Huh? Hold on a sec—is this the same TARP that granted the Treasury Secretary all those "extraordinary powers" to protect people's home values, preserve home ownership, promote economic growth, etc.?

Senator Sherrod Brown held a hearing and said Mortgage Servicers Akin to Predatory Lenders:

The predatory practices of the mortgage servicing industry are remarkably similar to the predatory practices that led to the subprime crisis.

The biggest mortgage servicers have poorly maintained, lost, or forged documentation. They ignored the interests of homeowners in exchange for outsized profits.

Each day Ohioans are failed by the modification process. Last month, my state had the eighth most foreclosures in the nation – and the most of any state represented on this Committee.

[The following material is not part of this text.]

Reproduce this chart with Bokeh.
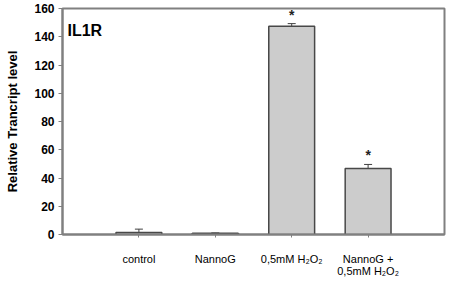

Ohioans interested in merely attempting to modify mortgages often end up owing more principal on their loans or having their credit scores lowered.

Instead of trying to stay in their homes, they are saddled with back payments, penalties, and late fees.

It seems the GAO found 14,000 and 34,000 families in Ohio were unnecessarily forced out of their homes.

This by way of The Big Picture, comes a Time video of Cleveland. A judge had to order banks to take care of properties due to blight:

 

 

While all of this is going on, one of the foreclosure robo signers is trying to sue a defense attorney for slander.

Meanwhile Bank of America is resuming foreclosures while stories come out about BoA foreclosing on homes they don't own. In this Russian roulette wheel of home investment, foreclosured homes were 25% of all Q3 2010 sales. 1 in 389 housing units received a foreclosure notice in October 2010.

By way of Naked Capitalism, Representative Marcy Kaptur has introduced a new bill, H.R. 6460. Kaptur is trying to stop these poker chip mortgage foreclosure games via Mortgage Electronic Registration Systems. MERS is the private organization that is a focal point of foreclosure gate.